As a conglomerate with businesses ranging from insurance to railroads, BRK’s 20.5% return deficit to the S&P 500 Index cannot be attributed to its equity portfolio. BRK’s diversified stock holdings are intended to be held long term and should be viewed as a stabilizing anchor for BRK shares when its operating businesses fall out of favor.

As admirers of Buffett’s value- and quality-centric investment philosophy, we describe the screening process in our WisdomTree U.S. Quality Shareholder Yield (QSY) and U.S. Quality Dividend Growth (DGRW) Funds as including a “Buffet factor” in stock selection.

Similar to BRK’s equity basket5, QSY and DGRW can be used to serve as anchors in investors’ U.S. equity allocation.

They say don’t meet your heroes, but they didn’t say anything about comparing yourself to them. How do DGRW and QSY stack up against BRK’s holdings?

Let’s draw comparisons from three perspectives: quality, capital return and value.

Quality

In aggregate we find that the quality screens built into DGRW’s and QSY’s methodologies are effective. The return on equity (ROE) and return on assets (ROA) quality screens, measures of company profitability, are above Berkshire’s portfolio.

Figure 1: Quality Comparison

Figure 1_Quality Comparison

For standardized performance of Funds in the chart, please click their respective tickers: DGRW, QSY.

For definitions of terms in the chart, please visit our glossary.

DGRW is a quality standout based on ROE and ROA, which can partially be attributed to lower exposure to the Financials sector (6% of total weight). Financials are the top sector exposure for both QSY and BRK, with Berkshire’s exposure being significantly larger (43% of total weight) than QSY’s (20%).

Figure 2: Sector Exposures

Figure 2_Sector Exposure

BRK’s Financials exposure is highly concentrated (27% of total weight) in large U.S. banks, including Bank of America, JP Morgan, Wells Fargo and Goldman Sachs, which on average have $2 trillion in assets. These massive balance sheets flow directly through the denominator of ROE and ROA and reduce the level of return. Apple, with $338 billion of assets, has the largest balance sheet of any company in DGRW.6

If we remove the impact the balance sheet may have on profitability and substitute revenue in the denominator, we calculate the net income margin (profit margin).
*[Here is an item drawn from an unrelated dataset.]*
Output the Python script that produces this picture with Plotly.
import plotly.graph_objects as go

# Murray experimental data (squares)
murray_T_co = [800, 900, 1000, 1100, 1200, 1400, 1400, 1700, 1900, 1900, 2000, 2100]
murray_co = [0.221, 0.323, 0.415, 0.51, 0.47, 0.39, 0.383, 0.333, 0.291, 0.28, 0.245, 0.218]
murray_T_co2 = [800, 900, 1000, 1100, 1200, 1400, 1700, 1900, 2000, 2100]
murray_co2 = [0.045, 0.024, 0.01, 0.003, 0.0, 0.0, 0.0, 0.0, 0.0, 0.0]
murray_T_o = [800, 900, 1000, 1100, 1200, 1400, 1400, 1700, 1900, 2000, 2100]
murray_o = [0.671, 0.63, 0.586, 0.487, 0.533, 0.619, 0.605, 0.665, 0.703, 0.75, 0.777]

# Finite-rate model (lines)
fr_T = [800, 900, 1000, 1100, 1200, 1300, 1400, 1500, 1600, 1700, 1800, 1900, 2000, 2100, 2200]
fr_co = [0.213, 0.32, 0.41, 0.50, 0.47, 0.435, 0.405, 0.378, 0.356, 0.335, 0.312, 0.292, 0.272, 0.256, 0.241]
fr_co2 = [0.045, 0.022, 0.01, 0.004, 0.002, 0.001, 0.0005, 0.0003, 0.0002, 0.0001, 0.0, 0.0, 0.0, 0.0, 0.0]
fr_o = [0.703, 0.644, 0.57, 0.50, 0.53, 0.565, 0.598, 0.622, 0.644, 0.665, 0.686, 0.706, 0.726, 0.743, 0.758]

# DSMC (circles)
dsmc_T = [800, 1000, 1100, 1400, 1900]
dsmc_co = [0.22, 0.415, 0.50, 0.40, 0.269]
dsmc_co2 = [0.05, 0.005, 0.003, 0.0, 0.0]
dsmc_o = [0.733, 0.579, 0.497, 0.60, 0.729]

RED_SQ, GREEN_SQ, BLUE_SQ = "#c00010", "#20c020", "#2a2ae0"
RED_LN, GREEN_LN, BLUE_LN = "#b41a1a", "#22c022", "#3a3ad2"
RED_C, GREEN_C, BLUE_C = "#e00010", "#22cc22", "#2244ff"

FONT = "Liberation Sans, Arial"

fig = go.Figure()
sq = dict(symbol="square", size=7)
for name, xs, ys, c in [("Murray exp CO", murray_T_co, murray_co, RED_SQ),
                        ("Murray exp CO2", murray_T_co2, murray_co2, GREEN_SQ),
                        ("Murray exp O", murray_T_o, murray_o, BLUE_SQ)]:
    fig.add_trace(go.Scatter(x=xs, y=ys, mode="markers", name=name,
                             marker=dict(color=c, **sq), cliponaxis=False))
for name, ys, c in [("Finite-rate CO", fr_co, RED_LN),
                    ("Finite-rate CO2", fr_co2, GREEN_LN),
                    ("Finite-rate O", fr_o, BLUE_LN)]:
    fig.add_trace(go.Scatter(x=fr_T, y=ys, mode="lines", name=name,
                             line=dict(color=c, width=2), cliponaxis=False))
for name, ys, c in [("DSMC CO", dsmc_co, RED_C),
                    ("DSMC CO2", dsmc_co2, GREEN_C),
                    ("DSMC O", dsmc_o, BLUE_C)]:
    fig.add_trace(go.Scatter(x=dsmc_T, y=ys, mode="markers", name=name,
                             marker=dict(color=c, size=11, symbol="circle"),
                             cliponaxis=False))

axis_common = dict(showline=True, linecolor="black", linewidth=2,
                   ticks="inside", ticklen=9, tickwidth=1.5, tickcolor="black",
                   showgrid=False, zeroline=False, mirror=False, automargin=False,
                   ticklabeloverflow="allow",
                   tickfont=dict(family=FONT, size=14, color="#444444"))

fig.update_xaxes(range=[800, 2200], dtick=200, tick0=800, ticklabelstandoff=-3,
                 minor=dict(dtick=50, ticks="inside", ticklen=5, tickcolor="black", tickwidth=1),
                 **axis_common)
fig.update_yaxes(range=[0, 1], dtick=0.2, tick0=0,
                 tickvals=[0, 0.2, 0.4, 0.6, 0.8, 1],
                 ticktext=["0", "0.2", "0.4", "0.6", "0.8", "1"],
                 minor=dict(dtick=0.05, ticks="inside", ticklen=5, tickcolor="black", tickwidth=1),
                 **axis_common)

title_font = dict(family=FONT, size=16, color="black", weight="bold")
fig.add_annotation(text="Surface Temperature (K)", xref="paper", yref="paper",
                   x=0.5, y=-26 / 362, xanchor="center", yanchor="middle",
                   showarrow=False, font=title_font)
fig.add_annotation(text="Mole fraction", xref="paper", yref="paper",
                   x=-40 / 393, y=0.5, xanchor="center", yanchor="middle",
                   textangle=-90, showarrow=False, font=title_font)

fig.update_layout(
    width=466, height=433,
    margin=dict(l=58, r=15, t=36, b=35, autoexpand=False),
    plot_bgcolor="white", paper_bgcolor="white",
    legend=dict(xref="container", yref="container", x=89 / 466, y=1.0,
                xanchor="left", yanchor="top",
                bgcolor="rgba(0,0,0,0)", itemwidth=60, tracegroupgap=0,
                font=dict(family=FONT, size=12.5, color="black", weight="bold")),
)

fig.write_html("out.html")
We notice that BRK’s Financials exposure is now somewhat advantageous.

The average net income margin for the large banks is 20%, driving the aggregate result for BRK in figure 1. With a larger and more diverse collection of holdings, the aggregate profit margins of DGRW and QSY reflect a wider range of outcomes.

Capital Return

The funds also focus on capital return—DGRW specifically targets dividend payers, while QSY targets companies returning significant levels of capital to shareholders through both dividends and share repurchases.
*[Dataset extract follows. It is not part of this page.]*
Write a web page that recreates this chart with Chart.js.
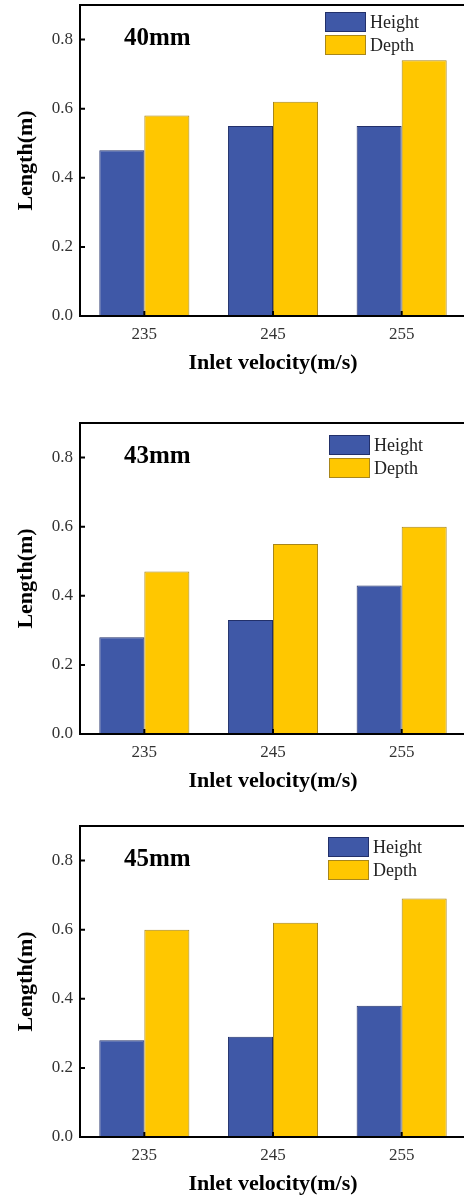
<!DOCTYPE html>
<html>
<head>
<meta charset="utf-8">
<script src="https://cdn.jsdelivr.net/npm/chart.js@4"></script>
<style>
  body { margin: 0; background: #fff; overflow: hidden; }
  #wrap { position: relative; width: 464px; height: 1200px; overflow: hidden; }
  #wrap canvas { position: absolute; left: 0; }
</style>
</head>
<body>
<div id="wrap">
  <canvas id="c40" width="470" height="379" style="top:0px"></canvas>
  <canvas id="c43" width="470" height="379" style="top:418px"></canvas>
  <canvas id="c45" width="470" height="379" style="top:821px"></canvas>
</div>
<script>
const categories = ['235', '245', '255'];
const yTicks = [0, 0.2, 0.4, 0.6, 0.8];

const height40 = [0.48, 0.55, 0.55];
const depth40 = [0.58, 0.62, 0.74];
const height43 = [0.28, 0.33, 0.43];
const depth43 = [0.47, 0.55, 0.60];
const height45 = [0.28, 0.29, 0.38];
const depth45 = [0.60, 0.62, 0.69];

const panelLabels = ['40mm', '43mm', '45mm'];

const SERIF = '"Liberation Serif", "Times New Roman", serif';
const BLUE = '#3F58A7';
const YELLOW = '#FFC700';

// frame, inward ticks, panel label and legend inside the plot
const framePlugin = {
  id: 'frame',
  afterDatasetsDraw(chart, args, opts) {
    const { ctx, chartArea: a, scales: { x, y } } = chart;
    ctx.save();
    ctx.strokeStyle = '#000';
    ctx.lineWidth = 2;
    ctx.strokeRect(a.left, a.top, a.right - a.left, a.bottom - a.top);

    ctx.beginPath();
    yTicks.forEach(v => {
      const py = y.getPixelForValue(v);
      ctx.moveTo(a.left, py);
      ctx.lineTo(a.left + 5, py);
    });
    categories.forEach((c, i) => {
      const px = x.getPixelForValue(i);
      ctx.moveTo(px, a.bottom);
      ctx.lineTo(px, a.bottom - 5);
    });
    ctx.stroke();

    ctx.fillStyle = '#000';
    ctx.font = 'bold 25px ' + SERIF;
    ctx.textBaseline = 'alphabetic';
    ctx.fillText(opts.label, a.left + 44, a.top + 40);

    chart.data.datasets.forEach((ds, i) => {
      const bx = a.left + opts.legendX;
      const by = a.top + opts.legendY + i * 23;
      ctx.fillStyle = ds.backgroundColor;
      ctx.fillRect(bx, by, 41, 20);
      ctx.strokeStyle = ds.borderColor;
      ctx.lineWidth = 1;
      ctx.strokeRect(bx + 0.5, by + 0.5, 40, 19);
      ctx.fillStyle = '#222';
      ctx.font = '18px ' + SERIF;
      ctx.textBaseline = 'middle';
      ctx.fillText(ds.label, bx + 45, by + 11);
    });
    ctx.restore();
  }
};

function makePanel(id, heights, depths, label, legendX, legendY) {
  return new Chart(document.getElementById(id), {
    type: 'bar',
    data: {
      labels: categories,
      datasets: [{
        label: 'Height',
        data: heights,
        backgroundColor: BLUE,
        borderColor: '#22306A',
        borderWidth: 1,
        barPercentage: 1.0,
        categoryPercentage: 0.7,
      }, {
        label: 'Depth',
        data: depths,
        backgroundColor: YELLOW,
        borderColor: '#A8861A',
        borderWidth: 1,
        barPercentage: 1.0,
        categoryPercentage: 0.7,
      }],
    },
    options: {
      responsive: false,
      animation: false,
      layout: {
        padding: { top: 5, left: 0, right: 4, bottom: 0 }
      },
      scales: {
        x: {
          grid: { display: false, drawTicks: false },
          border: { display: false },
          ticks: {
            color: '#333',
            padding: 8,
            font: { family: SERIF, size: 17 },
          },
          title: {
            display: true,
            text: 'Inlet velocity(m/s)',
            color: '#000',
            padding: { top: 0, bottom: 2 },
            font: { family: SERIF, size: 22, weight: 'bold' },
          },
          afterFit: scale => {
            scale.height = 63;
            scale.paddingLeft = 0;
            scale.paddingRight = 0;
          },
        },
        y: {
          min: 0,
          max: 0.9,
          grid: { display: false, drawTicks: false },
          border: { display: false },
          afterBuildTicks: scale => {
            scale.ticks = yTicks.map(v => ({ value: v }));
          },
          ticks: {
            color: '#333',
            padding: 7,
            font: { family: SERIF, size: 17 },
            callback: v => Number(v).toFixed(1),
          },
          title: {
            display: true,
            text: 'Length(m)',
            color: '#000',
            padding: { top: 13, bottom: 0 },
            font: { family: SERIF, size: 22, weight: 'bold' },
          },
          afterFit: scale => {
            scale.width = 80;
            scale.paddingTop = 0;
            scale.paddingBottom = 0;
          },
        },
      },
      plugins: {
        legend: { display: false },
        tooltip: { enabled: false },
        frame: { label: label, legendX: legendX, legendY: legendY },
      },
    },
    plugins: [framePlugin],
  });
}

makePanel('c40', height40, depth40, panelLabels[0], 245, 7);
makePanel('c43', height43, depth43, panelLabels[1], 249, 12);
makePanel('c45', height45, depth45, panelLabels[2], 248, 11);
</script>
</body>
</html>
The ability to return capital to shareholders can be closely tied to other quality metrics. The free cash flow margin links profitability with potential for capital return. It measures the amount of cash flow available to shareholders for every dollar of revenue earned. 

QSY, DGRW and BRK generate similar free cash flow margins, but QSY is ahead of the pack when it comes to increasing the amount of cash returned to shareholders year-over-year.
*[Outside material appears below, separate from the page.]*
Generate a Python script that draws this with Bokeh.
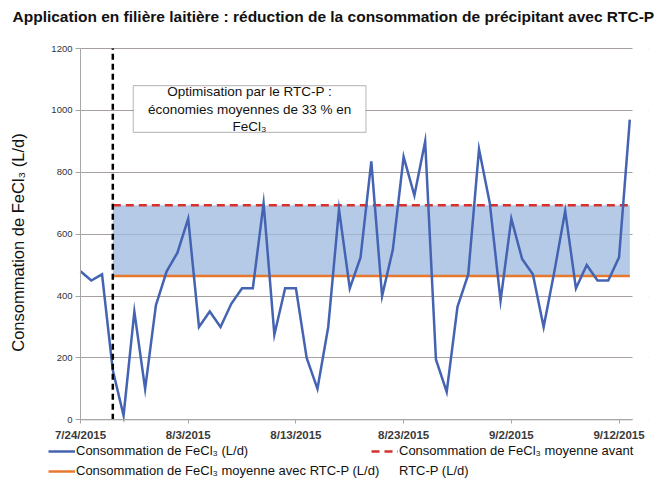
from bokeh.plotting import figure
from bokeh.layouts import column
from bokeh.models import (FixedTicker, BoxAnnotation, Label, Legend, LegendItem, Title)
from bokeh.embed import file_html
from bokeh.resources import INLINE

# ---- data ----
dates = ["7/24", "7/25", "7/26", "7/27", "7/28", "7/29", "7/30", "7/31",
         "8/1", "8/2", "8/3", "8/4", "8/5", "8/6", "8/7", "8/8", "8/9", "8/10",
         "8/11", "8/12", "8/13", "8/14", "8/15", "8/16", "8/17", "8/18", "8/19",
         "8/20", "8/21", "8/22", "8/23", "8/24", "8/25", "8/26", "8/27", "8/28",
         "8/29", "8/30", "8/31", "9/1", "9/2", "9/3", "9/4", "9/5", "9/6", "9/7",
         "9/8", "9/9", "9/10", "9/11", "9/12", "9/13"]
fecl3 = [480, 450, 470, 160, 14, 350, 100, 370, 480, 540, 650, 300, 350, 300,
         375, 425, 425, 700, 275, 425, 425, 200, 100, 300, 680, 425, 525, 835,
         400, 550, 850, 725, 900, 195, 90, 365, 470, 875, 700, 385, 650, 520,
         470, 300, 480, 675, 425, 500, 450, 450, 525, 970]
avg_before = 693
avg_after = 465
rtc_start = "7/27"
tick_dates = ["7/24", "8/3", "8/13", "8/23", "9/2", "9/12"]
tick_labels = ["7/24/2015", "8/3/2015", "8/13/2015", "8/23/2015", "9/2/2015", "9/12/2015"]
y_ticks = [0, 200, 400, 600, 800, 1000, 1200]

x = list(range(len(dates)))
x_start = dates.index(rtc_start)
x_end = x[-1]
tick_pos = [dates.index(d) for d in tick_dates]

FONT = "Liberation Sans"
BLUE, RED, ORANGE = "#4463b2", "#d8302c", "#e9782f"
AXIS_GREY = "#a6a6a6"

# frame: x 48..648 px, y 40..444 px ; value axis at x=80 px, 0 at y=419.3 px, 1200 at y=48 px
X_AXIS_END = 51.25                      # plot area ends at x = 632 px
PX_PER_DAY = 552 / X_AXIS_END
X0 = -32 / PX_PER_DAY
X1 = X0 + 600 / PX_PER_DAY
PX_PER_UNIT = 371.3 / 1200
Y1 = 1200 + 8 / PX_PER_UNIT
Y0 = -(444 - 419.3) / PX_PER_UNIT

p = figure(width=665, height=444, output_backend="svg", toolbar_location=None,
           x_range=(X0, X1), y_range=(Y0, Y1),
           min_border_left=48, min_border_right=17, min_border_top=40, min_border_bottom=0)

p.title.text = "Application en filière laitière : réduction de la consommation de précipitant avec RTC-P"
p.title.text_font = FONT
p.title.text_font_size = "15.5px"
p.title.text_font_style = "bold"
p.title.text_color = "#111111"
p.title.align = "left"
p.title.offset = -36
p.title.standoff = 0
# spacer between title and frame
p.add_layout(Title(text=" ", text_font_size="1px", standoff=13), "above")

# value-axis title in the left panel (spacer first = closest to the frame)
p.add_layout(Title(text=" ", text_font_size="1px", standoff=19), "left")
p.add_layout(Title(text="Consommation de FeCl₃ (L/d)", text_font=FONT, text_font_size="16.5px",
                   text_font_style="normal", text_color="#111111", align="center", standoff=0), "left")

p.outline_line_color = None
p.xgrid.grid_line_color = None
p.ygrid.ticker = FixedTicker(ticks=y_ticks)
p.ygrid.grid_line_color = "#a8a09d"
p.ygrid.grid_line_width = 1
# keep grid lines inside the plot area (between the value axis and the plot end)
p.add_layout(BoxAnnotation(right=0, fill_color="white", fill_alpha=1, line_color=None,
                           level="underlay"))
p.add_layout(BoxAnnotation(left=X_AXIS_END, fill_color="white", fill_alpha=1, line_color=None,
                           level="underlay"))

p.yaxis.fixed_location = 0
p.yaxis.bounds = (y_ticks[0], y_ticks[-1])
p.yaxis.ticker = FixedTicker(ticks=y_ticks)
p.yaxis.axis_line_color = AXIS_GREY
p.yaxis.major_tick_line_color = AXIS_GREY
p.yaxis.major_tick_out = 5
p.yaxis.major_tick_in = 0
p.yaxis.minor_tick_line_color = None
p.yaxis.major_label_standoff = 3
p.yaxis.major_label_text_font = FONT
p.yaxis.major_label_text_font_size = "9.5px"
p.yaxis.major_label_text_color = "#333333"

p.xaxis.fixed_location = 0
p.xaxis.bounds = (0, X_AXIS_END)
p.xaxis.ticker = FixedTicker(ticks=tick_pos)
p.xaxis.major_label_overrides = {t: l for t, l in zip(tick_pos, tick_labels)}
p.xaxis.axis_line_color = AXIS_GREY
p.xaxis.major_tick_line_color = AXIS_GREY
p.xaxis.major_tick_out = 4
p.xaxis.major_tick_in = 0
p.xaxis.minor_tick_line_color = None
p.xaxis.major_label_text_font = FONT
p.xaxis.major_label_text_font_size = "11.5px"
p.xaxis.major_label_text_font_style = "bold"
p.xaxis.major_label_text_color = "#3a3a3a"
p.xaxis.major_label_standoff = 5

# axis rules
p.segment(x0=[0, 0], y0=[y_ticks[0], y_ticks[0]], x1=[0, X_AXIS_END], y1=[y_ticks[-1], y_ticks[0]],
          line_color=AXIS_GREY, line_width=1)

# band between averages
p.varea(x=[x_start, x_end], y1=[avg_after, avg_after], y2=[avg_before, avg_before],
        fill_color="#9fbbe0", fill_alpha=0.78)

p.line([x_start, x_end], [avg_before, avg_before], line_color=RED, line_width=2.5, line_dash="8 5")
p.line([x_start, x_end], [avg_after, avg_after], line_color=ORANGE, line_width=2.5)
p.line(x, fecl3, line_color=BLUE, line_width=2.5, line_join="miter")

# start of RTC-P
p.line([x_start, x_start], [y_ticks[0], y_ticks[-1]], line_color="black",
       line_width=2.5, line_dash="6 4")

# annotation box
p.add_layout(BoxAnnotation(left=4.9, right=26.5, bottom=929, top=1080,
                           fill_color="white", fill_alpha=1,
                           line_color="#333333", line_width=1.2))
p.add_layout(Label(x=15.7, y=1004, text="Optimisation par le RTC-P :\néconomies moyennes de 33 % en\nFeCl₃",
                   text_align="center", text_baseline="middle", text_font=FONT,
                   text_font_size="13.5px", text_color="#111111", text_line_height=1.15))

# ---- legend strip (frame aligned with the chart frame, x 48..648 px) ----
lf = figure(width=665, height=34, output_backend="svg", toolbar_location=None,
            x_range=(0, 1), y_range=(0, 1), x_axis_location=None, y_axis_location=None,
            min_border_left=0, min_border_right=0, min_border_top=0, min_border_bottom=0)
lf.grid.visible = False
lf.outline_line_color = None
g_main = lf.line([-2, -1], [-2, -2], line_color=BLUE, line_width=2.5)
g_after = lf.line([-2, -1], [-2, -2], line_color=ORANGE, line_width=2.5)
g_before = lf.line([-2, -1], [-2, -2], line_color=RED, line_width=2.5, line_dash="8 5")

leg1 = Legend(items=[LegendItem(label="Consommation de FeCl₃ (L/d)", renderers=[g_main]),
                     LegendItem(label="Consommation de FeCl₃ moyenne avec RTC-P (L/d)", renderers=[g_after])],
              location=(0, 0))
leg2 = Legend(items=[LegendItem(label="Consommation de FeCl₃ moyenne avant", renderers=[g_before]),
                     LegendItem(label="RTC-P (L/d)", renderers=[])],
              location=(323, 0))
for lg in (leg1, leg2):
    lg.orientation = "vertical"
    lg.padding = 0
    lg.margin = 0
    lg.spacing = 5
    lg.border_line_color = None
    lg.background_fill_alpha = 0
    lg.glyph_width = 27
    lg.glyph_height = 14
    lg.label_standoff = 1
    lg.label_height = 14
    lg.label_text_font = FONT
    lg.label_text_font_size = "13px"
    lg.label_text_color = "#111111"
    lf.add_layout(lg)

open("out.html", "w").write(file_html(column(p, lf, spacing=0), INLINE))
Figure 3: Capital Return Comparison

Figure 3_Capital Return Comparison

Value

Buffett would likely argue that paying a fair price for quality, capital return or any desired characteristic is the most important part of the screening process.

DGRW’s 2.4% dividend yield and QSY’s 8.4% shareholder yield provide a compelling investment case that strikes a balance between quality, capital return and value. QSY’s valuation looks especially discounted relative to the peer group (figure 4) with similar profitability and a high-level cash payout.

Figure 4: Value Comparison

Figure 4_Value Comparison

For standardized performance of Funds in the chart, please click their respective tickers: DGRW, QSY.

For definitions of terms in the charts above, please visit our glossary.

From our analysis, we can conclude that DGRW and QSY are on par with Berkshire’s portfolio in terms of quality, capital return and value.

Importantly, these mid- and large-cap Funds achieve aggregate characteristics similar to Berkshire’s holdings without concentrated exposure to a single sector, while being valued at a discount to the S&P 500 Index.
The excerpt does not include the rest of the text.